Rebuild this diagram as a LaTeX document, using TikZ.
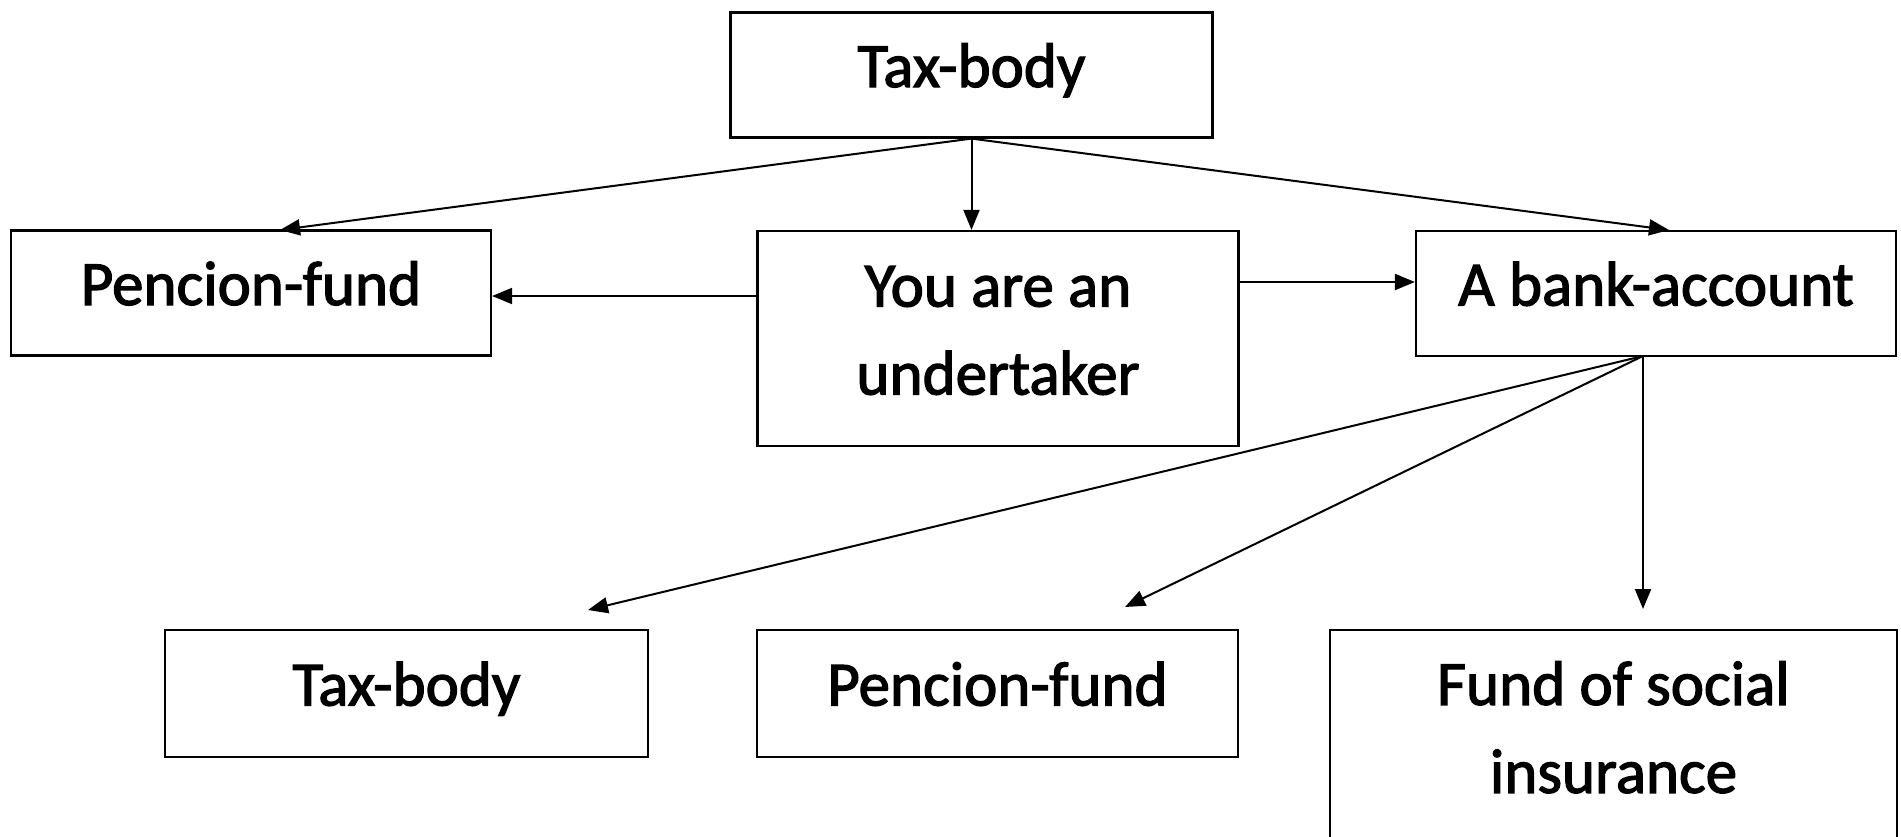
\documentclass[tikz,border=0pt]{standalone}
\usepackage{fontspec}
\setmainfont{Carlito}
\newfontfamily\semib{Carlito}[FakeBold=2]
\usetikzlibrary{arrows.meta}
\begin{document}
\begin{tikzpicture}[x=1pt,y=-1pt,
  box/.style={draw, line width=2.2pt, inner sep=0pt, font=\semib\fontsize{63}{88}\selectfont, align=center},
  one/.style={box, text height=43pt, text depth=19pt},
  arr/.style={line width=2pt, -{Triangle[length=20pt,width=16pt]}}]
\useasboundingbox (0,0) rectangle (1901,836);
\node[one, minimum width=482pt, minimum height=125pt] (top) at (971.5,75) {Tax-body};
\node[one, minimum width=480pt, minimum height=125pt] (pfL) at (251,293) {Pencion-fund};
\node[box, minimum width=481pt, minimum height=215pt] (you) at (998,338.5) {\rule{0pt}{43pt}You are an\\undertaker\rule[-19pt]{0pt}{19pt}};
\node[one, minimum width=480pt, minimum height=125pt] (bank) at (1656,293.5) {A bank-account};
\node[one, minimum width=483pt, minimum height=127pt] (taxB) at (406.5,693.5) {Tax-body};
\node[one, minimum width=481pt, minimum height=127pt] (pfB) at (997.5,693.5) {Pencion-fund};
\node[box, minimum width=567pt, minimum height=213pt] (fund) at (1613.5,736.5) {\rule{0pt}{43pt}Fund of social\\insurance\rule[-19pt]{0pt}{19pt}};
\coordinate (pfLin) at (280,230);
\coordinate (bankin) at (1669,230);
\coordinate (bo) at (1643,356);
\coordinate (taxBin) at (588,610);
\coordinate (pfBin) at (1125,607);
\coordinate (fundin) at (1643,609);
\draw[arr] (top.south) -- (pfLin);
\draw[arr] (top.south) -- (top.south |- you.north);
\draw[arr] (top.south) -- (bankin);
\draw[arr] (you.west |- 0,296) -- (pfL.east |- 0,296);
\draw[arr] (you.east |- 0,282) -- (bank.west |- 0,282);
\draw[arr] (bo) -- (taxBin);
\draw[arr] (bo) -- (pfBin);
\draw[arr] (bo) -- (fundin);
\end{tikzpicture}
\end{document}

======

** Problem **
Reproduce the material above in full, exactly, with no images.

** Answer in full **
Rebuild this diagram as a LaTeX document, using TikZ.
\documentclass[tikz,border=0pt]{standalone}
\usepackage{fontspec}
\setmainfont{Carlito}
\newfontfamily\semib{Carlito}[FakeBold=2]
\usetikzlibrary{arrows.meta}
\begin{document}
\begin{tikzpicture}[x=1pt,y=-1pt,
  box/.style={draw, line width=2.2pt, inner sep=0pt, font=\semib\fontsize{63}{88}\selectfont, align=center},
  one/.style={box, text height=43pt, text depth=19pt},
  arr/.style={line width=2pt, -{Triangle[length=20pt,width=16pt]}}]
\useasboundingbox (0,0) rectangle (1901,836);
\node[one, minimum width=482pt, minimum height=125pt] (top) at (971.5,75) {Tax-body};
\node[one, minimum width=480pt, minimum height=125pt] (pfL) at (251,293) {Pencion-fund};
\node[box, minimum width=481pt, minimum height=215pt] (you) at (998,338.5) {\rule{0pt}{43pt}You are an\\undertaker\rule[-19pt]{0pt}{19pt}};
\node[one, minimum width=480pt, minimum height=125pt] (bank) at (1656,293.5) {A bank-account};
\node[one, minimum width=483pt, minimum height=127pt] (taxB) at (406.5,693.5) {Tax-body};
\node[one, minimum width=481pt, minimum height=127pt] (pfB) at (997.5,693.5) {Pencion-fund};
\node[box, minimum width=567pt, minimum height=213pt] (fund) at (1613.5,736.5) {\rule{0pt}{43pt}Fund of social\\insurance\rule[-19pt]{0pt}{19pt}};
\coordinate (pfLin) at (280,230);
\coordinate (bankin) at (1669,230);
\coordinate (bo) at (1643,356);
\coordinate (taxBin) at (588,610);
\coordinate (pfBin) at (1125,607);
\coordinate (fundin) at (1643,609);
\draw[arr] (top.south) -- (pfLin);
\draw[arr] (top.south) -- (top.south |- you.north);
\draw[arr] (top.south) -- (bankin);
\draw[arr] (you.west |- 0,296) -- (pfL.east |- 0,296);
\draw[arr] (you.east |- 0,282) -- (bank.west |- 0,282);
\draw[arr] (bo) -- (taxBin);
\draw[arr] (bo) -- (pfBin);
\draw[arr] (bo) -- (fundin);
\end{tikzpicture}
\end{document}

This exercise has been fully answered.